There’s a reason the Jewish community in this country is scared of the Green Party, and that reason is that racism is a prerequisite of membership these days.
Here is the problem with accepting the IHRA, already you are having problems with the definition of apartheid. Which is Dave?
Brian:
That’s not a problem with the IHRA definition, or the definition of apartheid. It’s a problem with you: you’re either an apologist for apartheid, or overtly (and blindly) antisemitic.
The purpose of the IHRA definition is to make it abundantly clear what you are. If you’re having trouble with it, it’s your antisemitism which is responsible.
I think you are a bit thick Dave you apologise for genocide and ethnic cleansing.
Thank you Dave. You are correct. I would hate to think of yet another leftist party I’m not welcome in 🙁
Let me just briefly debunk the following statements:
> Israel is an apartheid state.
No. All Israeli citizens are equal before the law without exception. Whilst, the situation in Area C of the West Bank (outside of Israel proper) may seem like a form of apartheid to the outsider, it is not a racist form of segregation, but a nationalist one, and is meant to be temporary until agreements on land swaps are finalised (it is the remnant of the 1967 war)
> Israel’s treatment of its Palestinian population is undemocratic.
Again – seem comment about – this goes only for Area C. Areas A and B are under Palestinian Authority rule. Gaza is ruled by Hamas (who are the opposite of democratic)
> Palestinians are increasingly ruled by a military regime they have no democratic control of.
Same again. Although their autonomic regions in the West Bank have grown since 1967 – not shrunk.
Gaza is also ruled by a military (and theocratic) regime.
> Israel should lift the siege of Gaza.
There’s no siege. There is a military blockage by both Egypt and Israel to prevent weapons smuggling from Iran and Syria.
> Israel, like Australia, Canada or the US is a settler colonial state.
No substance whatsoever to this particular bizarre claim. Who are they colonising Israel on behalf of? The Zionist Occupation Government??? (conspiracist joke)
> Racism is a fundamental part of modern statecraft, including in Israel.
Israel is the least racist state in the Middle East. This is not only a false statement by it is so egregious in it’s falsity it could be regarded as borderline antisemitism
> The current Israeli government (of October 2020) is a participant in global white supremacist networks.

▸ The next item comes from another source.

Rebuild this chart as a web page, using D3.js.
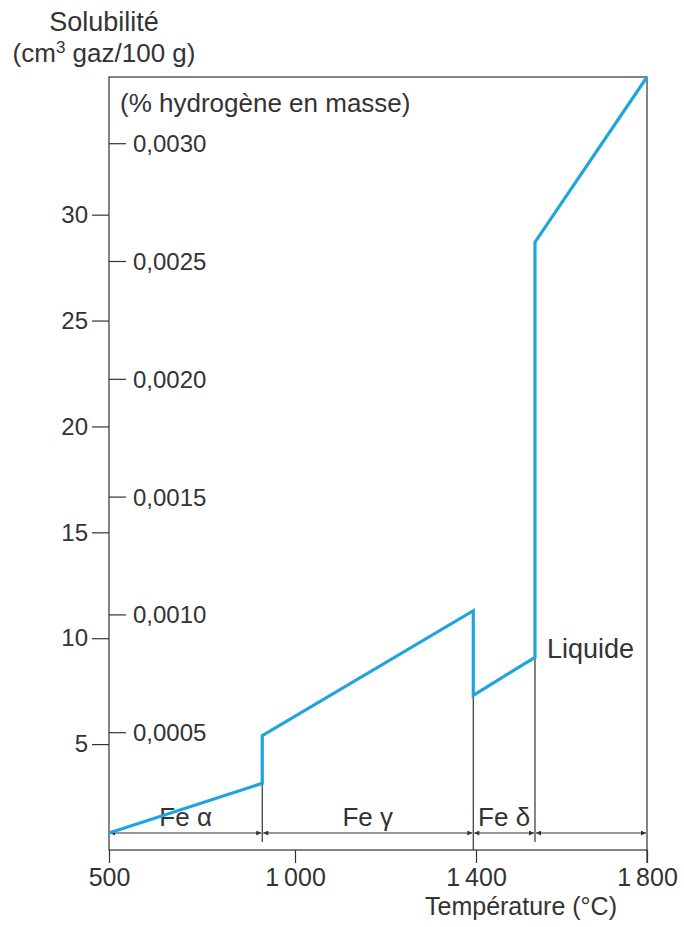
<!DOCTYPE html>
<html>
<head>
<meta charset="utf-8">
<script src="https://cdn.jsdelivr.net/npm/d3@7"></script>
<style>
  body { margin: 0; background: #fff; }
  text { font-family: "Liberation Sans", Arial, sans-serif; fill: #333; }
</style>
</head>
<body>
<script>
const width = 684;
const height = 927;

// curve: temperature (°C) -> solubility (cm3 gaz / 100 g)
const temperatures = [500, 912, 912, 1394, 1394, 1538, 1538, 1800];
const solubility = [0.8, 3.15, 5.4, 11.3, 7.3, 9.1, 28.7, 36.5];

// phase domains along the temperature axis
const phaseBounds = [500, 912, 1394, 1538, 1800];
const phaseNames = ["Fe α", "Fe γ", "Fe δ", ""];

const xTicks = [500, 1000, 1400, 1800];
const leftTicks = [5, 10, 15, 20, 25, 30];
const rightTicks = [0.0005, 0.0010, 0.0015, 0.0020, 0.0025, 0.0030];

const ink = "#333";
const curveColor = "#1ea5de";
const labelSize = "26px";

const svg = d3.select('body')
  .append('svg')
  .attr('width', width)
  .attr('height', height);

// the printed axis is not evenly spaced, so use a polylinear scale
const x = d3.scaleLinear()
  .domain([500, 1000, 1400, 1800])
  .range([109, 295, 476, 647]);

const yLeft = d3.scaleLinear()
  .domain([0, 36.5])
  .range([850, 77]);

const yRight = d3.scaleLinear()
  .domain([0, 0.003281])
  .range([850, 77]);

const fmt = d => d3.format(".4f")(d).replace(".", ",");
const thou = d => d >= 1000 ? String(d).replace(/(\d)(\d{3})$/, "$1\u2009$2") : String(d);

// arrowheads for the phase ranges
const defs = svg.append("defs");
defs.append("marker")
    .attr("id", "arr")
    .attr("viewBox", "0 -5 10 10")
    .attr("refX", 10)
    .attr("refY", 0)
    .attr("markerWidth", 8)
    .attr("markerHeight", 5)
    .attr("markerUnits", "userSpaceOnUse")
    .attr("orient", "auto-start-reverse")
  .append("path")
    .attr("d", "M0,-5L10,0L0,5Z")
    .attr("fill", ink);

// left axis (cm3)
const gl = svg.append("g")
    .attr("transform", "translate(" + x(500) + ",0)")
    .call(d3.axisLeft(yLeft).tickValues(leftTicks).tickSize(17).tickPadding(4));

// right-side ticks of the same line (% H)
const gr = svg.append("g")
    .attr("transform", "translate(" + x(500) + ",0)")
    .call(d3.axisRight(yRight).tickValues(rightTicks).tickSize(17).tickPadding(7).tickFormat(fmt));

// bottom axis
const gb = svg.append("g")
    .attr("transform", "translate(0," + yLeft(0) + ")")
    .call(d3.axisBottom(x).tickValues(xTicks).tickSize(13).tickPadding(5).tickFormat(thou));

[gl, gr, gb].forEach(g => {
  g.select(".domain").remove();
  g.selectAll("line").attr("stroke", ink).attr("stroke-width", 1.2);
  g.selectAll("text").attr("fill", ink).style("font-size", "24px")
    .style("font-family", '"Liberation Sans", Arial, sans-serif');
});
gr.selectAll("text").attr("dy", "0.35em");
gb.selectAll("text").style("font-size", "25px");

// frame
svg.append("rect")
    .attr("x", x(500))
    .attr("y", yLeft(36.5))
    .attr("width", x(1800) - x(500))
    .attr("height", yLeft(0) - yLeft(36.5))
    .attr("fill", "none")
    .attr("stroke", ink)
    .attr("stroke-width", 1.2);

// 1800 tick continues the right border
svg.append("line")
    .attr("x1", x(1800)).attr("x2", x(1800))
    .attr("y1", yLeft(0)).attr("y2", yLeft(0) + 13)
    .attr("stroke", ink).attr("stroke-width", 1.2);

// phase ranges
const arrowY = 833;
const phases = phaseNames.map((name, i) => ({name: name, from: phaseBounds[i], to: phaseBounds[i + 1]}));

svg.append("g").selectAll("line")
    .data(phases)
    .enter().append("line")
    .attr("x1", d => x(d.from) + 1)
    .attr("x2", d => x(d.to) - 1)
    .attr("y1", arrowY)
    .attr("y2", arrowY)
    .attr("stroke", ink)
    .attr("stroke-width", 1.2)
    .attr("marker-start", "url(#arr)")
    .attr("marker-end", "url(#arr)");

svg.append("g").selectAll("text")
    .data(phases.filter(d => d.name))
    .enter().append("text")
    .attr("x", d => (x(d.from) + x(d.to)) / 2)
    .attr("y", arrowY - 7)
    .attr("text-anchor", "middle")
    .style("font-size", labelSize)
    .text(d => d.name);

// vertical boundary lines from the curve down to the phase arrows
const boundaries = [
  {t: 912, v: 3.15, bottom: 842},
  {t: 1394, v: 7.3, bottom: 850},
  {t: 1538, v: 9.1, bottom: 842}
];
svg.append("g").selectAll("line")
    .data(boundaries)
    .enter().append("line")
    .attr("x1", d => x(d.t)).attr("x2", d => x(d.t))
    .attr("y1", d => yLeft(d.v))
    .attr("y2", d => d.bottom)
    .attr("stroke", ink)
    .attr("stroke-width", 1.2);

// solubility curve
const line = d3.line()
    .x((d, i) => x(temperatures[i]))
    .y(d => yLeft(d));

svg.append("path")
    .datum(solubility)
    .attr("d", line)
    .attr("fill", "none")
    .attr("stroke", curveColor)
    .attr("stroke-width", 3.2)
    .attr("stroke-linejoin", "miter");

// labels
svg.append("text")
    .attr("x", x(1538) + 12)
    .attr("y", yLeft(9.1) + 1)
    .style("font-size", "27px")
    .text("Liquide");

svg.append("text")
    .attr("x", 120)
    .attr("y", 112)
    .style("font-size", labelSize)
    .text("(% hydrogène en masse)");

svg.append("text")
    .attr("x", 104)
    .attr("y", 31)
    .attr("text-anchor", "middle")
    .style("font-size", "27px")
    .text("Solubilité");

const unit = svg.append("text")
    .attr("x", 104)
    .attr("y", 62)
    .attr("text-anchor", "middle")
    .style("font-size", labelSize);
unit.append("tspan").text("(cm");
unit.append("tspan").attr("dy", -9).style("font-size", "17px").text("3");
unit.append("tspan").attr("dy", 9).text(" gaz/100 g)");

svg.append("text")
    .attr("x", 617)
    .attr("y", 915)
    .attr("text-anchor", "end")
    .style("font-size", "25px")
    .text("Température (°C)");
</script>
</body>
</html>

This statement is reminiscent of claims made by Neo-Nazis. So yes, this particular claim is antisemitic.
And given most Israelis are not white by any stretch of the imagination, it is also the most unhinged statement on this list.
“Racism is a fundamental part of modern statecraft, including in Israel” -> this is whataboutery in a twist of language. It is the equivalent if those who say “all lives matter” when we are specifically saying “black lives matter”.